Indoor DAS networks offload traffic from the macro site, which allows the macro network to operate more efficiently. Indoor solutions can be hidden and concealed in a variety of ways that are often oblivious to the end user, who only knows that their cellphone connections are being made. High-traffic ar­eas like casinos, airports, malls and conven­tion centers often use DAS solutions to pen­etrate these concrete-and-steel buildings. Engineers design the indoor DAS signal so that the device finds the DAS network first, Young explained, so the outside traffic on the macro site is not impacted by the higher traffic indoors.


Source: DAS Forum

Advantages of DAS Systems

The DAS gives operators a more effective solution to providing in-building coverage than small, distributed indoor base stations (pico Radio basestations).
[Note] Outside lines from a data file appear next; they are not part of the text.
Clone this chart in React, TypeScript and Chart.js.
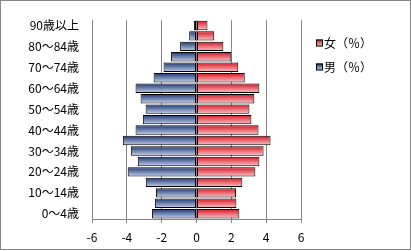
import React, { useEffect, useRef } from "react";
import { Chart, registerables } from "chart.js";

Chart.register(...registerables);

const categories = [
  "0～4歳", "5～9歳", "10～14歳", "15～19歳", "20～24歳", "25～29歳", "30～34歳",
  "35～39歳", "40～44歳", "45～49歳", "50～54歳", "55～59歳", "60～64歳", "65～69歳",
  "70～74歳", "75～79歳", "80～84歳", "85～89歳", "90歳以上",
];
const femaleValues = [2.46, 2.29, 2.27, 2.63, 3.38, 3.61, 3.85, 4.25, 3.56, 3.15, 3.04, 3.32, 3.61, 2.77, 2.4, 2.0, 1.54, 1.02, 0.63];
const maleValues = [-2.56, -2.39, -2.33, -2.91, -3.95, -3.37, -3.77, -4.23, -3.5, -3.08, -2.92, -3.21, -3.5, -2.46, -1.89, -1.46, -0.94, -0.42, -0.15];
const femaleLabel = "女（％）";
const maleLabel = "男（％）";

const FONT = '"Noto Sans CJK JP", "Noto Sans", sans-serif';
const GRID = "#868686";
const BAR_PCT = 0.9;

const RED_TOP = "#d8141f";
const RED_BOTTOM = "#f7c6cc";
const BLUE_TOP = "#1b3672";
const BLUE_BOTTOM = "#c6d0e9";

function makeGrad(top: string, bottom: string) {
  return (ctx: any) => {
    const chart = ctx.chart;
    const y = chart.scales && chart.scales.y;
    if (!y || ctx.type !== "data") return top;
    const cy = y.getPixelForValue(ctx.dataIndex);
    const h = (y.height / categories.length) * BAR_PCT;
    if (!isFinite(cy) || !isFinite(h) || h <= 0) return top;
    const g = chart.ctx.createLinearGradient(0, cy - h / 2, 0, cy + h / 2);
    g.addColorStop(0, top);
    g.addColorStop(1, bottom);
    return g;
  };
}

const decorPlugin = {
  id: "decor",
  afterDraw(chart: any) {
    const c = chart.ctx;
    c.save();
    c.strokeStyle = GRID;
    c.lineWidth = 1;
    c.strokeRect(0.5, 0.5, 410, 249);
    const items = [
      { label: femaleLabel, top: RED_TOP, bottom: RED_BOTTOM, y: 43 },
      { label: maleLabel, top: BLUE_TOP, bottom: BLUE_BOTTOM, y: 67 },
    ];
    c.font = `12px ${FONT}`;
    c.textBaseline = "middle";
    c.textAlign = "left";
    for (const it of items) {
      const g = c.createLinearGradient(0, it.y - 3.5, 0, it.y + 3.5);
      g.addColorStop(0, it.top);
      g.addColorStop(1, it.bottom);
      c.fillStyle = g;
      c.fillRect(316, it.y - 3.5, 7, 7);
      c.strokeStyle = "#000";
      c.strokeRect(316.5, it.y - 3, 6, 6);
      c.fillStyle = "#000";
      c.fillText(it.label, 324, it.y);
    }
    c.restore();
  },
};

export default function App() {
  const ref = useRef<HTMLCanvasElement | null>(null);
  useEffect(() => {
    document.body.style.margin = "0";
    const canvas = ref.current;
    if (!canvas) return;
    const chart = new Chart(canvas, {
      type: "bar",
      data: {
        labels: categories,
        datasets: [
          {
            label: femaleLabel,
            data: femaleValues,
            backgroundColor: makeGrad(RED_TOP, RED_BOTTOM),
            borderColor: "#000",
            borderWidth: 1,
            borderSkipped: false,
            barPercentage: BAR_PCT,
            categoryPercentage: 1,
          },
          {
            label: maleLabel,
            data: maleValues,
            backgroundColor: makeGrad(BLUE_TOP, BLUE_BOTTOM),
            borderColor: "#000",
            borderWidth: 1,
            borderSkipped: false,
            barPercentage: BAR_PCT,
            categoryPercentage: 1,
          },
        ],
      },
      options: {
        indexAxis: "y",
        responsive: false,
        animation: false,
        layout: { padding: { top: 16, right: 110, bottom: 0, left: 0 } },
        plugins: {
          legend: { display: false },
          tooltip: { enabled: false },
        },
        scales: {
          x: {
            stacked: true,
            min: -6,
            max: 6,
            ticks: {
              stepSize: 2,
              color: "#000",
              font: { family: FONT, size: 12 },
              padding: 7,
            },
            grid: { color: GRID, tickLength: 4, lineWidth: 1 },
            border: { color: GRID, width: 1 },
            afterFit: (scale: any) => {
              scale.height = 32;
            },
          },
          y: {
            stacked: true,
            reverse: true,
            ticks: {
              autoSkip: false,
              color: "#000",
              font: { family: FONT, size: 12 },
              padding: 13,
              callback: (_v: any, i: number) => (i % 2 === 0 ? categories[i] : ""),
            },
            grid: { display: false, drawTicks: false },
            border: { display: true, color: GRID, width: 1 },
            afterFit: (scale: any) => {
              scale.width = 92;
            },
          },
        },
      },
      plugins: [decorPlugin],
    } as any);
    return () => chart.destroy();
  }, []);
  return (
    <div style={{ width: 411, height: 251, background: "#fff" }}>
      <canvas ref={ref} width={411} height={251} />
    </div>
  );
}
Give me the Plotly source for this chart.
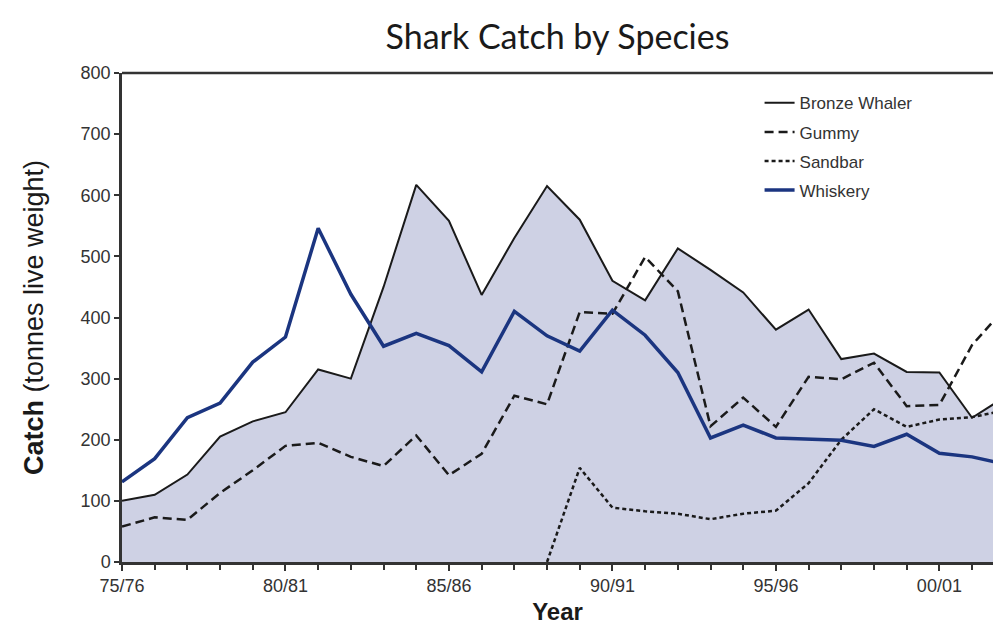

For instance, it provides trunking gains on the radio interface and transmission links—every radio channel is thus instantly available in every part of the building; this, in turn, increases spectrum efficiency and makes it possible to cater for local traffic peaks. The RBS needs only one transmission line to feed an entire building. This makes for a high degree of transmission trunking efficiency and decreases the amount of transmission overhead that is normally transmitted to each Radio Basestation. DAS solutions also make it is easy for operators to control and confine coverage within a building and to reduce interference to and from the macro network, which increases overall network capacity.

Traditionally, getting DAS sites through the zoning process has been easier than get­ting traditional towers sited, but that assess­ment is changing a bit, depending on who you ask. Zoning issues were one topic all carriers noted were more easily solved with DAS, which has become a more pressing issue as municipalities have increasingly made tradi­tional cell site deployments more difficult.